Extracted data entries

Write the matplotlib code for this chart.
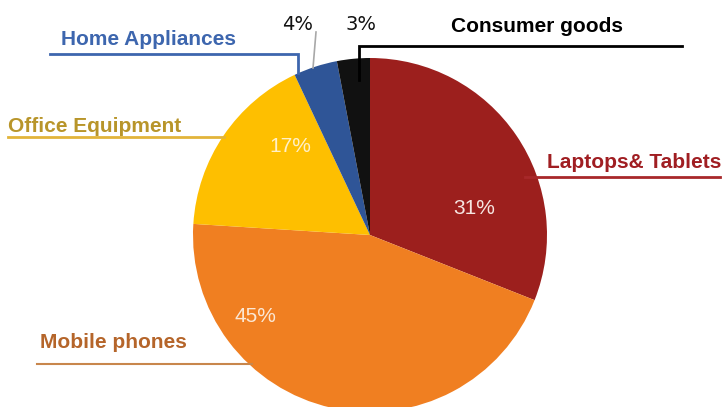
import matplotlib
matplotlib.use("Agg")
import matplotlib.pyplot as plt

plt.rcParams['font.family'] = ['Liberation Sans', 'DejaVu Sans']

categories = ["Laptops& Tablets", "Mobile phones", "Office Equipment",
              "Home Appliances", "Consumer goods"]
shares = [31, 45, 17, 4, 3]
slice_colors = ["#9C1F1D", "#F07F21", "#FEBF00", "#2F5597", "#111111"]
label_colors = ["#A01E22", "#B5652A", "#B8952A", "#3D66AE", "#000000"]
line_colors = ["#A8282A", "#C8864C", "#E2B43A", "#3D66AE", "#000000"]

W, H = 726, 407


def py(y):
    # pixel row from top -> data y
    return H - y


fig = plt.figure(figsize=(W / 100, H / 100), dpi=100)
ax = fig.add_axes([0, 0, 1, 1])
ax.set_xlim(0, W)
ax.set_ylim(0, H)
ax.set_aspect('equal')
ax.axis('off')

cx, cy, r = 370, py(235), 177
ax.pie(shares, colors=slice_colors, startangle=90, counterclock=False,
       center=(cx, cy), radius=r, frame=True,
       wedgeprops=dict(linewidth=0))
ax.set_xlim(0, W)
ax.set_ylim(0, H)
ax.axis('off')

# percentages inside / outside the slices
pct_pos = [(474, 209), (255, 316), (290, 146), (298, 25), (361, 25)]
pct_col = ["#F6E6E2", "#FBE7D4", "#FFF0C8", "#111111", "#111111"]
for v, (x, y), c, i in zip(shares, pct_pos, pct_col, range(5)):
    ax.text(x, py(y), f"{v}%", ha='center', va='center', color=c,
            fontsize=15 if i < 3 else 14,
            family=['Liberation Sans'] if i < 3 else ['DejaVu Sans'])

# category labels (left edge, baseline)
lab_pos = [(547, 168), (40, 348), (8, 132), (61, 45), (451, 32)]
for name, (x, y), c in zip(categories, lab_pos, label_colors):
    ax.text(x, py(y), name, ha='left', va='baseline', color=c,
            fontsize=15, fontweight='bold')

# leader lines
leaders = [
    [(525, 177), (720, 177)],
    [(37, 364), (252, 364)],
    [(8, 137), (224, 137)],
    [(50, 54), (298, 54), (298, 73)],
    [(682, 46), (359, 46), (359, 80)],
]
for pts, c in zip(leaders, line_colors):
    xs = [p[0] for p in pts]
    ys = [py(p[1]) for p in pts]
    ax.plot(xs, ys, color=c, lw=2 if c != line_colors[1] else 1.5,
            solid_joinstyle='miter')
ax.plot([316, 313], [py(32), py(68)], color="#A8A8A8", lw=1.2)

fig.savefig("out.png", dpi=100, facecolor='white')
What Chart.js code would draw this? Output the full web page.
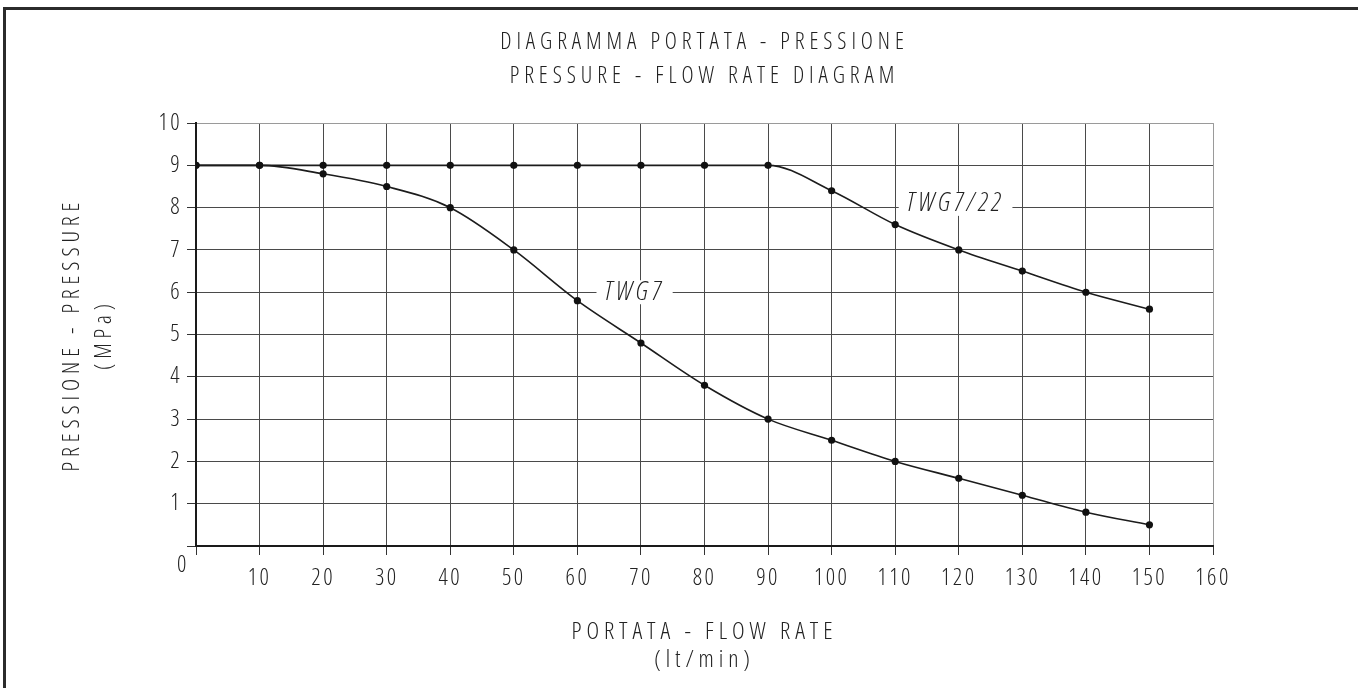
<!DOCTYPE html>
<html>
<head>
<meta charset="utf-8">
<title>Diagramma portata - pressione</title>
<script src="https://cdn.jsdelivr.net/npm/chart.js@4.4.1/dist/chart.umd.min.js"></script>
<style>
  html, body { margin: 0; padding: 0; background: #fff; }
  #frame {
    position: absolute; left: 3px; top: 7px; width: 1355px; height: 681px;
    border-top: 3px solid #2b2b2b; border-left: 3px solid #2b2b2b; box-sizing: border-box;
  }
  #pressureChart { position: absolute; left: 0; top: 0; }
</style>
</head>
<body>
<div id="frame"></div>
<canvas id="pressureChart" width="1358" height="688"></canvas>
<script>
// ---------------------------------------
// DATA
// ---------------------------------------
const flowRates = [0, 10, 20, 30, 40, 50, 60, 70, 80, 90, 100, 110, 120, 130, 140, 150];
const pressureTWG7 = [9, 9, 8.8, 8.5, 8.0, 7.0, 5.8, 4.8, 3.8, 3.0, 2.5, 2.0, 1.6, 1.2, 0.8, 0.5];
const pressureTWG722 = [9, 9, 9, 9, 9, 9, 9, 9, 9, 9, 8.4, 7.6, 7.0, 6.5, 6.0, 5.6];
const curveNames = ["TWG7", "TWG7/22"];

// thin, narrow lettering like the technical drawing
const FONT = "'Open Sans', 'DejaVu Sans Condensed', sans-serif";
const WEIGHT = "300 condensed";
const INK = "#222";
const TICK_SPACING = "2.4px";
const TITLE_SPACING = "4.9px";
const LABEL_SPACING = "3.6px";

Chart.defaults.font.family = FONT;
Chart.defaults.font.size = 23;
Chart.defaults.font.weight = WEIGHT;
Chart.defaults.color = INK;

function toPoints(ys) {
    return flowRates.map((f, i) => ({ x: f, y: ys[i] }));
}

// run a draw function with wider lettering
function spaced(chart, fn) {
    return function (...args) {
        chart.ctx.letterSpacing = TITLE_SPACING;
        fn.apply(this, args);
        chart.ctx.letterSpacing = TICK_SPACING;
    };
}

// letter spacing + origin "0" + curve names
const drawingText = {
    id: "drawingText",
    beforeUpdate(chart) { chart.ctx.letterSpacing = TICK_SPACING; },
    afterLayout(chart) {
        if (chart.$spaced) return;
        chart.$spaced = true;
        chart.titleBlock.draw = spaced(chart, chart.titleBlock.draw);
        chart.scales.x.drawTitle = spaced(chart, chart.scales.x.drawTitle);
        chart.scales.y.drawTitle = spaced(chart, chart.scales.y.drawTitle);
    },
    beforeDraw(chart) { chart.ctx.letterSpacing = TICK_SPACING; },
    beforeDatasetsDraw(chart, args, opts) {
        const { ctx, scales: { x, y } } = chart;
        ctx.save();
        ctx.letterSpacing = LABEL_SPACING;
        ctx.font = "italic " + WEIGHT + " 26px " + FONT;
        ctx.textAlign = "center";
        ctx.textBaseline = "middle";
        opts.anchors.forEach((a, i) => {
            const px = x.getPixelForValue(a.x);
            const py = y.getPixelForValue(a.y);
            const w = ctx.measureText(curveNames[i]).width;
            ctx.fillStyle = "#fff";
            ctx.fillRect(px - w / 2 - 8, py - 12, w + 16, 24);
            ctx.fillStyle = INK;
            ctx.fillText(curveNames[i], px, py);
        });
        ctx.restore();
    },
    afterDraw(chart) {
        const { ctx, scales: { x, y } } = chart;
        ctx.save();
        ctx.font = WEIGHT + " 23px " + FONT;
        ctx.fillStyle = INK;
        ctx.textAlign = "center";
        ctx.textBaseline = "middle";
        ctx.fillText("0", x.getPixelForValue(0) - 13, y.getPixelForValue(0) + 19);
        ctx.restore();
    }
};

const pressureChart = new Chart(
document.getElementById("pressureChart"),
{
    type: "line",

    data: {
        datasets: [
            {
                label: curveNames[0],
                data: toPoints(pressureTWG7),
                borderColor: "#1c1c1c",
                borderWidth: 1.6,
                pointRadius: 3.6,
                pointBackgroundColor: "#111",
                pointBorderWidth: 0,
                cubicInterpolationMode: "monotone"
            },
            {
                label: curveNames[1],
                data: toPoints(pressureTWG722),
                borderColor: "#1c1c1c",
                borderWidth: 1.6,
                pointRadius: 3.6,
                pointBackgroundColor: "#111",
                pointBorderWidth: 0,
                cubicInterpolationMode: "monotone"
            }
        ]
    },

    options: {
        responsive: false,
        animation: false,
        layout: { padding: { left: 0, right: 145, top: 0, bottom: 0 } },

        scales: {
            x: {
                type: "linear",
                min: 0,
                max: 160,
                afterFit(scale) { scale.height = 142; },
                ticks: {
                    stepSize: 10,
                    autoSkip: false,
                    maxRotation: 0,
                    padding: 10,
                    callback: v => (v === 0 ? "" : v)
                },
                grid: {
                    color: c => (c.tick && c.tick.value === 160 ? "#9a9a9a" : "#4a4a4a"),
                    lineWidth: 1,
                    tickLength: 9,
                    tickColor: "#333"
                },
                border: { color: "#1a1a1a", width: 2 },
                title: {
                    display: true,
                    text: ["PORTATA - FLOW RATE", "(lt/min)"],
                    font: { size: 24, lineHeight: 1.17 },
                    padding: { top: 0, bottom: 14 }
                }
            },
            y: {
                min: 0,
                max: 10,
                afterFit(scale) { scale.width = 196; },
                ticks: {
                    stepSize: 1,
                    padding: 5,
                    callback: v => (v === 0 ? "" : v)
                },
                grid: {
                    color: c => (c.tick && c.tick.value === 10 ? "#9a9a9a" : "#4a4a4a"),
                    lineWidth: 1,
                    tickLength: 9,
                    tickColor: "#333"
                },
                border: { color: "#1a1a1a", width: 2 },
                title: {
                    display: true,
                    text: ["PRESSIONE - PRESSURE", "(MPa)"],
                    font: { size: 23, lineHeight: 1.39 },
                    padding: { top: 56, bottom: 0 }
                }
            }
        },

        plugins: {
            legend: { display: false },
            tooltip: { enabled: false },
            title: {
                display: true,
                fullSize: false,
                text: ["DIAGRAMMA PORTATA - PRESSIONE", "PRESSURE - FLOW RATE DIAGRAM"],
                font: { size: 23, weight: WEIGHT, lineHeight: 1.48 },
                color: INK,
                padding: { top: 25, bottom: 30 }
            },
            drawingText: {
                anchors: [ { x: 69, y: 6 }, { x: 119.5, y: 8.09 } ]
            }
        }
    },

    plugins: [drawingText]
});
</script>
</body>
</html>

# Given exercise
Omit every picture, and please return the entries exactly from the first line through the line with "plt.rcParams['font.family'] = ['Liberation", both included.

# Answer to the task
Write the matplotlib code for this chart.
import matplotlib
matplotlib.use("Agg")
import matplotlib.pyplot as plt

plt.rcParams['font.family'] = ['Liberation Sans', 'DejaVu Sans']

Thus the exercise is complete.